Cómo explicar que hay lugares como la capital del país que experimenta racionamientos de agua en medio de torrenciales lluvias, con la inocente mentira de que en las zonas en donde están los embalses de los acueductos no ha llovido, y lo que es peor, que las empresas generadoras de energía sigan llevando el precio del kilovatio por hora por encima de los $1.000 para que las comercializadoras le pasen una costosa factura de energía a los usuarios, sin que las autoridades energéticas puedan intervenir ese enriquecimiento a dos manos, no es sino mirar los resultados de las factorías que “muelen agua”, una de las actividades más rentables de un país en donde la materia prima abunda la mayor parte del año.
Es una tragedia nacional que el desarrollo, la cultura o el avance social no haya conseguido rentabilizar los aguaceros; que todavía no existan distritos de riego en las regiones agrícolas o ganaderas y que las empresas y las familias no tengan un plan de conservación o manejo de aguas; es más, es uno de los sectores que más institucionalidad tiene: hay corporaciones autónomas regionales que son autoridades en los caudales, riberas; hay secretarías de ambiente que poco o nada hacen; hay ministerios de Ambiente y de Vivienda que se dividen el manejo del agua, un recurso que en Colombia no es escaso, que es bien renovable; además de cientos de fundaciones, ONG y otras oficinas públicas y privadas dedicadas a hablar del agua.

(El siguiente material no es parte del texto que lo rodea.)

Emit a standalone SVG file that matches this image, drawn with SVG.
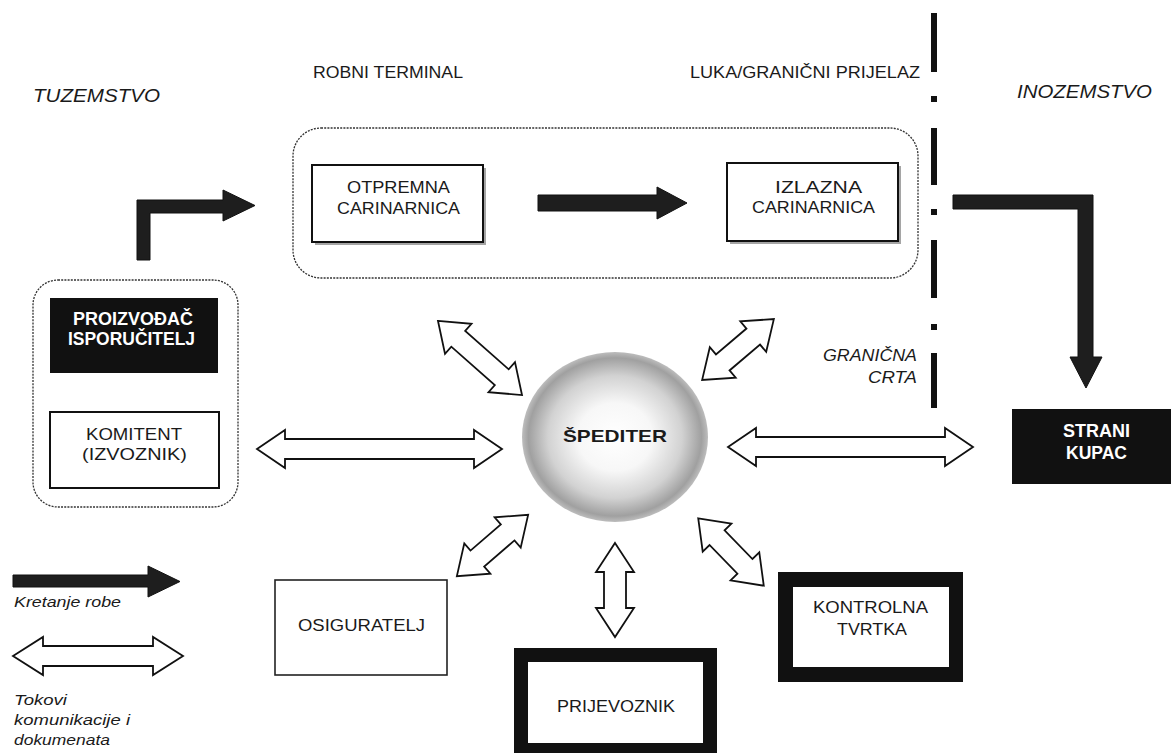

No se necesitan agencias, direcciones o superintendencias del agua, lo que es prioritario es que la institucionalidad existente trabaje con conocimiento y a mediano plazo para que en cada época de lluvias no se repita la escena de los alcaldes, gobernadores, ministros o presidentes vestidos de bomberos apagando y tragedias causadas por exceso o ausencia de agua.
La situación que experimenta Colombia, de diversas tragedias causadas por el invierno, es una sumatoria de asuntos crónicos que se vienen cocinando de tiempo atrás, el fracaso de los llamados -eufemísticamente- Planes de Ordenamiento Territorial, en los que los municipios plasman su futuro, pero que en realidad son instrumentos capturados por constructores inescrupulosos y funcionarios corruptos para enriquecerse con licencias sin responsabilidad alguna.
A esto se suman las consultas previas, las licencias ambientales y movidas en las comunidades que se corrompen a su manera para oponerse al bien común, también por dinero o intereses políticos. La paradoja colombiana es esa, la que habla de su verdadero subdesarrollo, racionamientos de agua en medio de lluvias y kilovatio hora a $1.000 en abundantes aguaceros.
La solución tiene que ver con el gobierno central, con el Departamento Nacional de Planeación, que haga su papel constitucional de planear el país a largo plazo, y dentro de esa hoja de ruta, el agua es más que trascendental para el futuro y reorganización de un país que creció a la ladera de los ríos y en medio de las lluvias.